- Leith
- Coordinates: 41°9′28″S 146°15′34″E﻿ / ﻿41.15778°S 146.25944°E
- Country: Australia
- State: Tasmania
- Region: North-west and west
- LGA: Devonport, Central Coast;
- Location: 10 km (6.2 mi) E of Ulverstone;

Government
- • State electorate: Braddon;
- • Federal division: Braddon;

Population
- • Total: 504 (SAL 2021)
- Postcode: 7315
Localities around Leith
| Bass Strait | Bass Strait | Bass Strait |
| Turners Beach | Leith | Lillico |
| Forth | Forth | Forth |

= Leith, Tasmania =

Leith is a semi-rural locality in the local government areas (LGA) of Devonport and Central Coast in the North-west and west LGA region of Tasmania.
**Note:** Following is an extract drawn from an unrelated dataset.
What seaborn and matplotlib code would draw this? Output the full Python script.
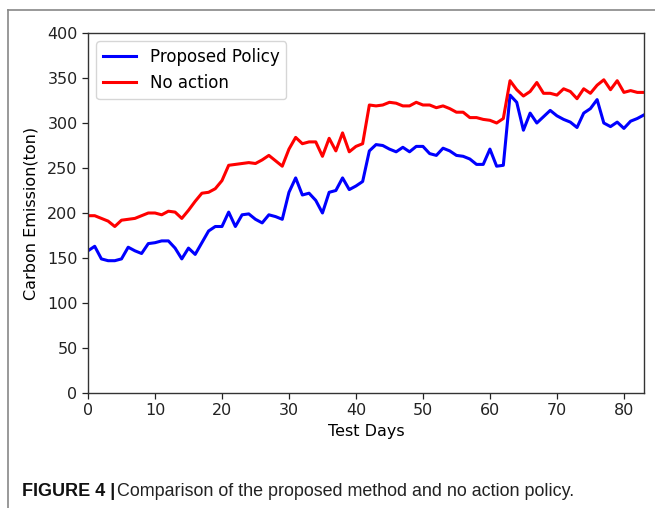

The locality is about 10 km east of the town of Ulverstone. The 2021 census recorded a population of 504 for the state suburb of Leith.

==History==
Leith was gazetted as a locality in 1962.

Leith Post Office opened in 1890 and was closed in 1978.

Leith had a railway station in the early part of its history.

Leith is home to the oldest wishing well in Tasmania.

==Geography==
The shore of Bass Strait forms the northern boundary, and the Forth River estuary is to the west.

==Road infrastructure==
The Bass Highway (National Highway 1) passes through from north-east to west. Route C132 (Leith Road) starts at an intersection with Route 1 and runs south along the river until it exits. Route C189 (Braddons Lookout Road) starts at the same intersection with Route 1 and also runs south until it exits.